The Advocate General has today given his Opinion in this matter. He made it clear that there is no general stand-alone prohibition on discrimination on grounds of obesity under European law. In other words it is not unlawful in itself to dismiss somebody just because he is materially overweight. The Advocate General went on to say, however, that “extreme, severe or morbid” obesity (and here we are talking where a person’s Body Mass Index is 40 or over) can amount to a disability for discrimination purposes if it creates problems in terms of mobility, endurance, mood, etc. Furthermore, the cause of the obesity is irrelevant. It does not matter whether someone became obese due to simple “excessive energy intake” (over-eating, as we used to call it) or through psychological or metabolic problems or the side-effects of medication. The focus should be on the effect and not the cause. That same focus probably means that the cut-off at a BMI of 40 would not stand up – if the same ill-effects appear in someone with a BMI of 39, it is impossible to see that a court or tribunal would disqualify him on that basis.

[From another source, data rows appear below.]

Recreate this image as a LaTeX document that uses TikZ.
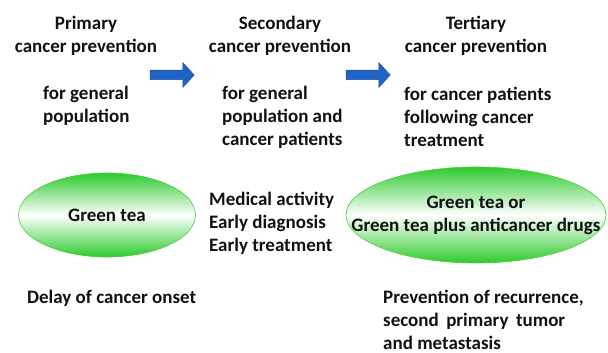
\documentclass[tikz,border=0pt]{standalone}
\usepackage{fontspec}
\setmainfont{Carlito}
\usepackage{xcolor}
\usetikzlibrary{positioning,shapes.geometric,shapes.arrows}
\definecolor{cLeaf}{HTML}{2DCB2D}
\definecolor{cEdge}{HTML}{4CCB3C}
\definecolor{cBlue}{HTML}{1F62C8}
\definecolor{cBlueDk}{HTML}{1F4E96}
\definecolor{cInk}{HTML}{111111}
\tikzset{
  txt/.style    ={font=\bfseries\fontsize{19}{23}\selectfont,text=cInk,inner sep=0pt},
  head/.style   ={txt,align=center},
  sub/.style    ={txt,align=left,anchor=west},
  tea/.style    ={ellipse,draw=cEdge,line width=0.6pt,top color=cLeaf,bottom color=cLeaf,
                  middle color=white,inner sep=0pt},
  step arrow/.style={single arrow,draw=cBlueDk,fill=cBlue,line width=0.5pt,
                  minimum height=44pt,single arrow head extend=7.5pt,
                  single arrow tip angle=95,inner sep=4.5pt},
}
\begin{document}
\begin{tikzpicture}[x=1pt,y=-1pt]
\useasboundingbox (0,0) rectangle (608,353);
% stage headings
\node[head] (prim) at (86,36) {Primary\\cancer prevention};
\node[head] (sec)  at (280,36) {Secondary\\cancer prevention};
\node[head] (ter)  at (476,36) {Tertiary\\cancer prevention};
% block arrows between stages
\node[step arrow] (a1) at (170,75) {};
\node[step arrow] (a2) at (366,75) {};
% who each stage is for
\node[sub] (primfor) at (43,106) {for general\\population};
\node[sub] (secfor)  at (222,117) {for general\\population and\\cancer patients};
\node[sub] (terfor)  at (404,117) {for cancer patients\\following cancer\\treatment};
% interventions
\node[tea,minimum width=177pt,minimum height=84pt,
      label={[txt]center:Green tea}] (tea1) at (107,215) {};
\node[sub] (med) at (209,223) {Medical activity\\Early diagnosis\\Early treatment};
\node[tea,minimum width=260pt,minimum height=96pt,
      label={[txt,align=center]center:Green tea or\\Green tea plus anticancer drugs}] (tea2) at (476,215) {};
% outcomes
\node[sub] (delay) at (27,298) {Delay of cancer onset};
\node[sub] (recur) at (383,319.5) {Prevention of recurrence,\\second\, primary\, tumor\\and metastasis};
\end{tikzpicture}
\end{document}
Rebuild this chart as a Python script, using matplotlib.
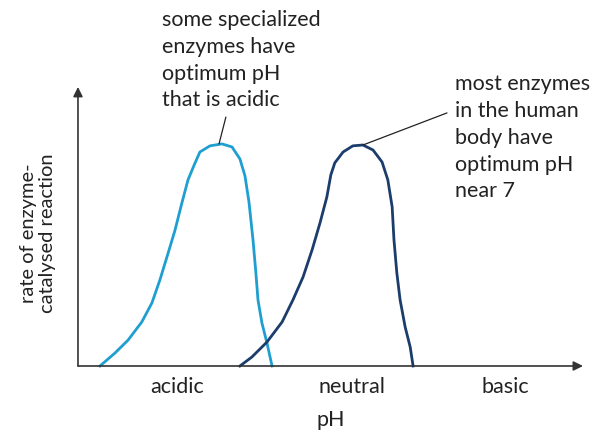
import matplotlib
matplotlib.use('Agg')
import matplotlib.pyplot as plt

# curves (x in pH-ish units 0..14, y as fraction of axis height)
acid_x = [0.61, 1.03, 1.39, 1.77, 2.05, 2.27, 2.50, 2.69, 2.88, 3.05, 3.22, 3.38,
          3.66, 3.99, 4.27, 4.49, 4.63, 4.74, 4.85, 4.93, 4.99, 5.10, 5.24, 5.38]
acid_y = [0.0, 0.047, 0.093, 0.158, 0.226, 0.308, 0.405, 0.487, 0.584, 0.667, 0.720, 0.767,
          0.789, 0.796, 0.785, 0.742, 0.681, 0.588, 0.455, 0.337, 0.237, 0.154, 0.082, 0.0]

neutral_x = [4.49, 4.82, 5.24, 5.66, 5.96, 6.24, 6.49, 6.71, 6.90, 7.01, 7.12, 7.35,
             7.62, 7.90, 8.18, 8.43, 8.59, 8.71, 8.76, 8.84, 8.93, 9.07, 9.21, 9.29]
neutral_y = [0.0, 0.032, 0.086, 0.158, 0.237, 0.319, 0.416, 0.513, 0.606, 0.685, 0.728, 0.767,
             0.789, 0.792, 0.774, 0.731, 0.667, 0.570, 0.452, 0.333, 0.237, 0.140, 0.068, 0.0]

tick_pos = [2.75, 7.6, 11.85]
tick_labels = ['acidic', 'neutral', 'basic']

note_acid = 'some specialized\nenzymes have\noptimum pH\nthat is acidic'
note_neutral = 'most enzymes\nin the human\nbody have\noptimum pH\nnear 7'

plt.rcParams['font.family'] = ['Lato', 'DejaVu Sans']
fs = 15.5
txt = '#222222'

fig = plt.figure(figsize=(5.93, 4.34), dpi=100)
ax = fig.add_axes([0.1315, 0.1567, 0.8516, 0.6429])
ax.set_xlim(0, 14)
ax.set_ylim(0, 1)
for s in ax.spines.values():
    s.set_visible(False)
ax.set_yticks([])
ax.set_xticks(tick_pos, tick_labels)
ax.tick_params(axis='x', length=0, pad=8, labelsize=fs, labelcolor=txt)
ax.set_xlabel('pH', fontsize=fs, color=txt, labelpad=9)

# axes arrows
arrow = dict(arrowstyle='-|>', color='#333333', lw=1.2, mutation_scale=14,
             shrinkA=0, shrinkB=0)
ax.annotate('', xy=(1, 0), xytext=(0, 0), xycoords='axes fraction',
            textcoords='axes fraction', arrowprops=arrow, annotation_clip=False)
ax.annotate('', xy=(0, 1), xytext=(0, 0), xycoords='axes fraction',
            textcoords='axes fraction', arrowprops=arrow, annotation_clip=False)

ax.plot(acid_x, acid_y, color='#1f9fd0', lw=2.0, solid_joinstyle='round', clip_on=False)
ax.plot(neutral_x, neutral_y, color='#1b3d6c', lw=2.0, solid_joinstyle='round', clip_on=False)

ax.text(-0.079, 0.477, 'rate of enzyme-\ncatalysed reaction', transform=ax.transAxes,
        rotation=90, ha='center', va='center', ma='center', fontsize=14.5, color=txt,
        linespacing=1.1)

# annotations with leader lines to the peaks
i = acid_y.index(max(acid_y))
ax.annotate('', xy=(acid_x[i] - 0.08, acid_y[i]), xytext=(4.10, 0.892),
            arrowprops=dict(arrowstyle='-', color='#222222', lw=0.9, shrinkA=0, shrinkB=0))
ax.text(2.33, 1.275, note_acid, fontsize=fs, color=txt, ha='left', va='top',
        linespacing=1.42)

j = neutral_y.index(max(neutral_y))
ax.annotate('', xy=(neutral_x[j], neutral_y[j]), xytext=(10.23, 0.907),
            arrowprops=dict(arrowstyle='-', color='#222222', lw=0.9, shrinkA=0, shrinkB=0))
ax.text(10.45, 1.045, note_neutral, fontsize=fs, color=txt, ha='left', va='top',
        linespacing=1.42)

fig.savefig('out.png', dpi=100)
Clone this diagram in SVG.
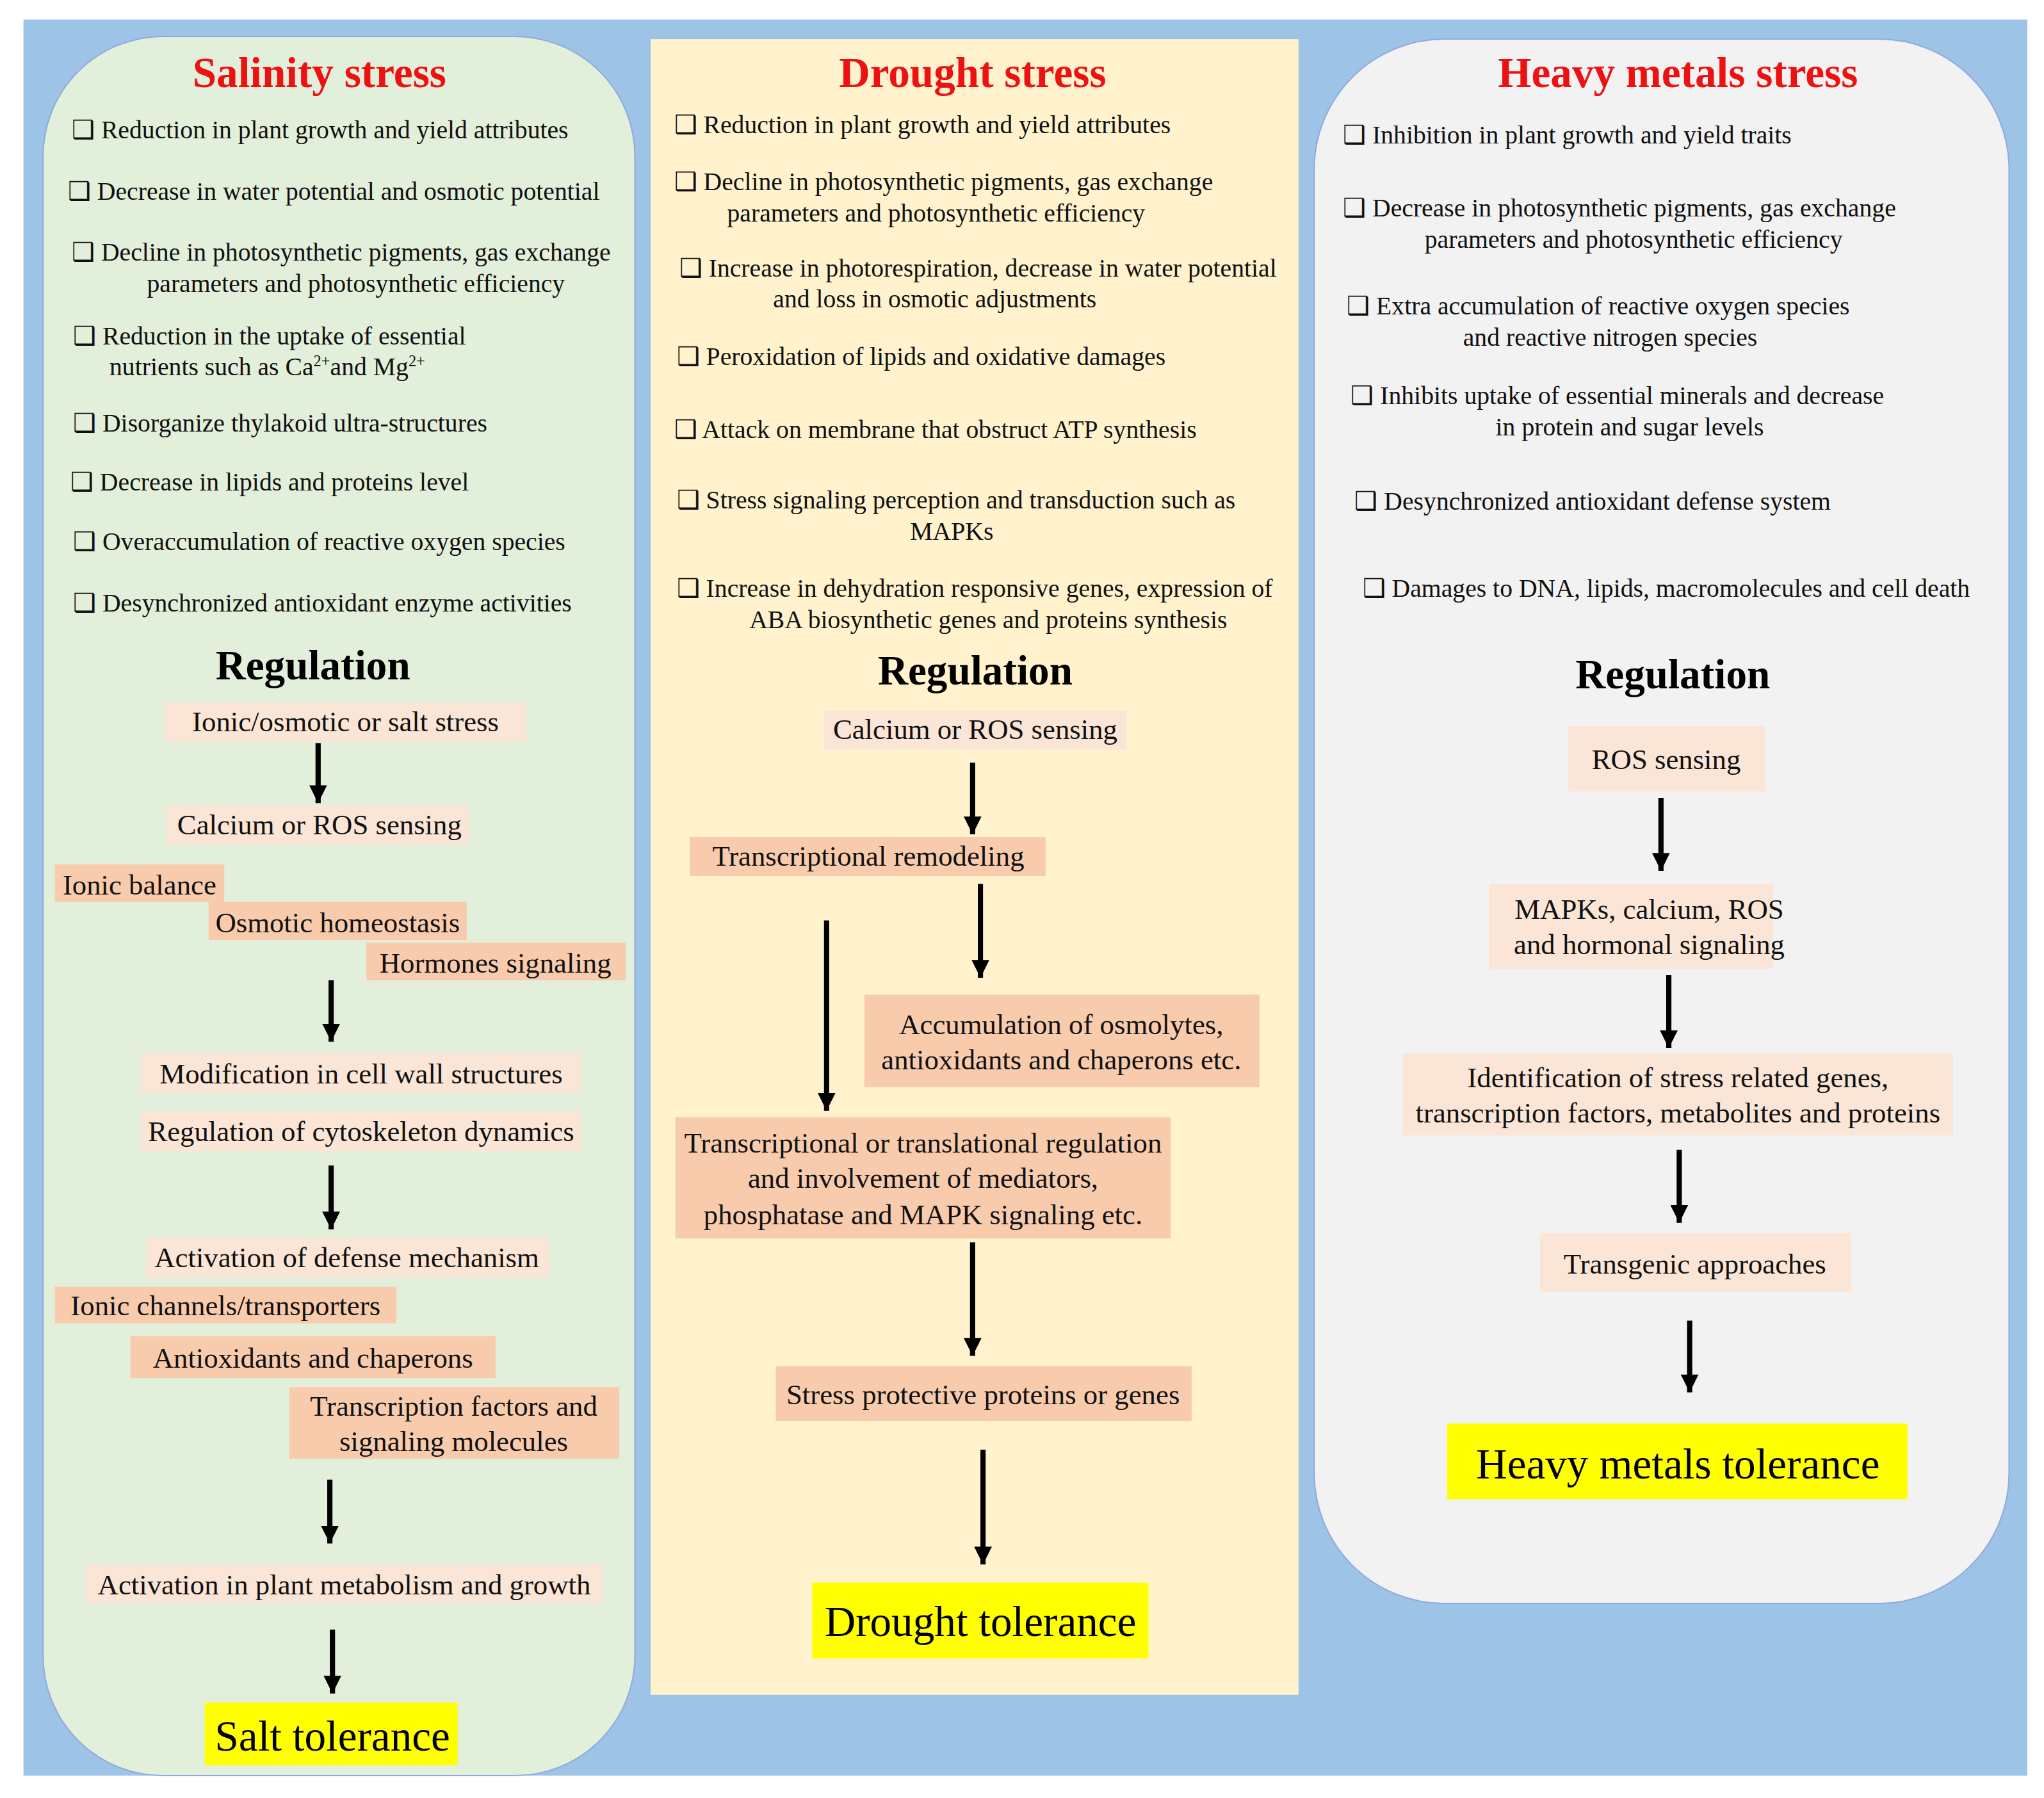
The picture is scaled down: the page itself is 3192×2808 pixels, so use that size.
<svg xmlns="http://www.w3.org/2000/svg" width="3192" height="2808" viewBox="0 0 3192 2808">
<defs>
<marker id="ah" viewBox="0 0 10 10" refX="10" refY="5" markerWidth="3.6" markerHeight="3.4" orient="auto" markerUnits="strokeWidth"><path d="M0,0 L10,5 L0,10 z" fill="#000"/></marker>
<style>
text{font-family:"Liberation Serif","Times New Roman",serif;fill:#111}
.it{font-size:19.5px}
.c{text-anchor:middle}
.ti{font-size:33px;font-weight:bold;fill:#ee1111;text-anchor:middle}
.rg{font-size:32px;font-weight:bold;fill:#000;text-anchor:middle}
.bx{font-size:22px;text-anchor:middle}
.tol{font-size:33px;text-anchor:middle;fill:#000}
.lp{fill:#fbe5d6}
.sp{fill:#f8cbad}
.yl{fill:#ffff00}
.ar{stroke:#000;stroke-width:4;marker-end:url(#ah)}
</style>
</defs>
<rect width="3192" height="2808" fill="#fff"/>
<g transform="scale(2.036)">
<rect x="18" y="15" width="1537" height="1347" fill="#9dc3e6"/>
<g id="salinity">
<rect x="33" y="28" width="454" height="1334" rx="92" fill="#e2efda" stroke="#8faadc" stroke-width="1"/>
<text class="ti" x="245" y="67">Salinity stress</text>
<text class="it" x="55" y="106">❑ Reduction in plant growth and yield attributes</text>
<text class="it" x="52" y="153">❑ Decrease in water potential and osmotic potential</text>
<text class="it" x="55" y="200">❑ Decline in photosynthetic pigments, gas exchange</text>
<text class="it c" x="273" y="224">parameters and photosynthetic efficiency</text>
<text class="it" x="56" y="264">❑ Reduction in the uptake of essential</text>
<text class="it" x="84" y="288">nutrients such as Ca<tspan font-size="12" dy="-7">2+</tspan><tspan dy="7">and Mg</tspan><tspan font-size="12" dy="-7">2+</tspan></text>
<text class="it" x="56" y="331">❑ Disorganize thylakoid ultra-structures</text>
<text class="it" x="54" y="376">❑ Decrease in lipids and proteins level</text>
<text class="it" x="56" y="422">❑ Overaccumulation of reactive oxygen species</text>
<text class="it" x="56" y="469">❑ Desynchronized antioxidant enzyme activities</text>
<text class="rg" x="240" y="521">Regulation</text>
<rect class="lp" x="126" y="539" width="278" height="30"/><text class="bx" x="265" y="561">Ionic/osmotic or salt stress</text>
<rect class="lp" x="128" y="618" width="232" height="30"/><text class="bx" x="245" y="640">Calcium or ROS sensing</text>
<rect class="sp" x="42" y="663" width="130" height="29"/><text class="bx" x="107" y="686">Ionic balance</text>
<rect class="sp" x="160" y="692" width="198" height="29"/><text class="bx" x="259" y="715">Osmotic homeostasis</text>
<rect class="sp" x="281" y="723" width="199" height="29"/><text class="bx" x="380" y="746">Hormones signaling</text>
<rect class="lp" x="108" y="808" width="338" height="30"/><text class="bx" x="277" y="831">Modification in cell wall structures</text>
<rect class="lp" x="108" y="853" width="338" height="30"/><text class="bx" x="277" y="875">Regulation of cytoskeleton dynamics</text>
<rect class="lp" x="112" y="950" width="309" height="30"/><text class="bx" x="266" y="972">Activation of defense mechanism</text>
<rect class="sp" x="42" y="987" width="262" height="28"/><text class="bx" x="173" y="1009">Ionic channels/transporters</text>
<rect class="sp" x="100" y="1025" width="280" height="32"/><text class="bx" x="240" y="1049">Antioxidants and chaperons</text>
<rect class="sp" x="222" y="1064" width="253" height="55"/><text class="bx" x="348" y="1086">Transcription factors and</text><text class="bx" x="348" y="1113">signaling molecules</text>
<rect class="lp" x="66" y="1200" width="396" height="30"/><text class="bx" x="264" y="1223">Activation in plant metabolism and growth</text>
<rect class="yl" x="157" y="1306" width="194" height="48"/><text class="tol" x="255" y="1343">Salt tolerance</text>
</g>
<g id="drought">
<rect x="499" y="30" width="497" height="1270" fill="#fff2cc"/>
<text class="ti" x="746" y="67">Drought stress</text>
<text class="it" x="517" y="102">❑ Reduction in plant growth and yield attributes</text>
<text class="it" x="517" y="146">❑ Decline in photosynthetic pigments, gas exchange</text>
<text class="it c" x="718" y="170">parameters and photosynthetic efficiency</text>
<text class="it" x="521" y="212">❑ Increase in photorespiration, decrease in water potential</text>
<text class="it c" x="717" y="236">and loss in osmotic adjustments</text>
<text class="it" x="519" y="280">❑ Peroxidation of lipids and oxidative damages</text>
<text class="it" x="517" y="336">❑ Attack on membrane that obstruct ATP synthesis</text>
<text class="it" x="519" y="390">❑ Stress signaling perception and transduction such as</text>
<text class="it c" x="730" y="414">MAPKs</text>
<text class="it" x="519" y="458">❑ Increase in dehydration responsive genes, expression of</text>
<text class="it c" x="758" y="482">ABA biosynthetic genes and proteins synthesis</text>
<text class="rg" x="748" y="525">Regulation</text>
<rect class="lp" x="632" y="545" width="232" height="30"/><text class="bx" x="748" y="567">Calcium or ROS sensing</text>
<rect class="sp" x="529" y="642" width="273" height="30"/><text class="bx" x="666" y="664">Transcriptional remodeling</text>
<rect class="sp" x="663" y="763" width="303" height="71"/><text class="bx" x="814" y="793">Accumulation of osmolytes,</text><text class="bx" x="814" y="820">antioxidants and chaperons etc.</text>
<rect class="sp" x="518" y="857" width="380" height="93"/><text class="bx" x="708" y="884">Transcriptional or translational regulation</text><text class="bx" x="708" y="911">and involvement of  mediators,</text><text class="bx" x="708" y="939">phosphatase and MAPK signaling etc.</text>
<rect class="sp" x="595" y="1048" width="319" height="42"/><text class="bx" x="754" y="1077">Stress protective proteins or genes</text>
<rect class="yl" x="623" y="1214" width="258" height="58"/><text class="tol" x="752" y="1255">Drought tolerance</text>
</g>
<g id="heavy">
<rect x="1008" y="30" width="533" height="1200" rx="100" fill="#f2f2f2" stroke="#8faadc" stroke-width="1"/>
<text class="ti" x="1287" y="67">Heavy metals stress</text>
<text class="it" x="1030" y="110">❑ Inhibition in plant growth and yield traits</text>
<text class="it" x="1030" y="166">❑ Decrease in photosynthetic pigments, gas exchange</text>
<text class="it c" x="1253" y="190">parameters and photosynthetic efficiency</text>
<text class="it" x="1033" y="241">❑ Extra accumulation of reactive oxygen species</text>
<text class="it c" x="1235" y="265">and reactive nitrogen species</text>
<text class="it" x="1036" y="310">❑ Inhibits uptake of essential minerals and decrease</text>
<text class="it c" x="1250" y="334">in protein and sugar levels</text>
<text class="it" x="1039" y="391">❑ Desynchronized antioxidant defense system</text>
<text class="it" x="1045" y="458">❑ Damages to DNA, lipids, macromolecules and cell death</text>
<text class="rg" x="1283" y="528">Regulation</text>
<rect class="lp" x="1203" y="557" width="151" height="50"/><text class="bx" x="1278" y="590">ROS sensing</text>
<rect class="lp" x="1142" y="678" width="218" height="65"/><text class="bx" x="1265" y="705">MAPKs, calcium, ROS</text><text class="bx" x="1265" y="732">and hormonal signaling</text>
<rect class="lp" x="1076" y="808" width="422" height="63"/><text class="bx" x="1287" y="834">Identification of stress related genes,</text><text class="bx" x="1287" y="861">transcription factors, metabolites and proteins</text>
<rect class="lp" x="1181" y="946" width="239" height="45"/><text class="bx" x="1300" y="977">Transgenic approaches</text>
<rect class="yl" x="1110" y="1092" width="353" height="58"/><text class="tol" x="1287" y="1134">Heavy metals tolerance</text>
</g>
<g id="connectors">
<line class="ar" x1="244" y1="570" x2="244" y2="616"/>
<line class="ar" x1="254" y1="752" x2="254" y2="799"/>
<line class="ar" x1="254" y1="894" x2="254" y2="943"/>
<line class="ar" x1="253" y1="1135" x2="253" y2="1184"/>
<line class="ar" x1="255" y1="1250" x2="255" y2="1299"/>
<line class="ar" x1="746" y1="585" x2="746" y2="640"/>
<line class="ar" x1="752" y1="678" x2="752" y2="750"/>
<line class="ar" x1="634" y1="706" x2="634" y2="852"/>
<line class="ar" x1="746" y1="953" x2="746" y2="1040"/>
<line class="ar" x1="754" y1="1112" x2="754" y2="1200"/>
<line class="ar" x1="1274" y1="612" x2="1274" y2="668"/>
<line class="ar" x1="1280" y1="748" x2="1280" y2="804"/>
<line class="ar" x1="1288" y1="882" x2="1288" y2="938"/>
<line class="ar" x1="1296" y1="1013" x2="1296" y2="1068"/>
</g>
</g>
</svg>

Where does this decision leave UK employers? First of all, it is worth pointing out that the Advocate General’s Opinion is not binding on the Court of Justice, so it is possible that the Court could reach a different conclusion, although this seems unlikely.
Secondly, this decision does go slightly further than existing UK case law, in that the Advocate General was prepared to accept that obesity in itself can amount to a disability if it is of such a degree as to hinder full participation in professional life on an equal footing with other employees. Last year in Walker v Sita Information Networking Computer Ltd the EAT was not prepared to go this far, although it did concede that being obese is more likely to make someone disabled.
From a practical perspective, if severe obesity can amount to a disability, it means that employers will have obligations under the Equality Act 2010, including the duty to make reasonable adjustments. The Advocate General himself said that whilst employers are not obliged to continue employing someone who is unable to carry out the essential functions of his job, they are required to make reasonable adjustments unless the burden would be disproportionate. This is likely to be of most concern to employers.
With almost 25% of UK adults classed as clinically obese (a BMI of 30 or more) this decision is of obvious interest to employers. Having said that, the Advocate General did make it clear that it will only be those employees who are severely obese that will be treated as disabled for discrimination purposes and it is not the case that everyone who is clinically obese will now be able to bring successful disability discrimination claims if dismissed or treated unfavourably. Furthermore, if an employee is morbidly obese the chances are that he is suffering from other health conditions which are likely to amount to disabilities in their own right.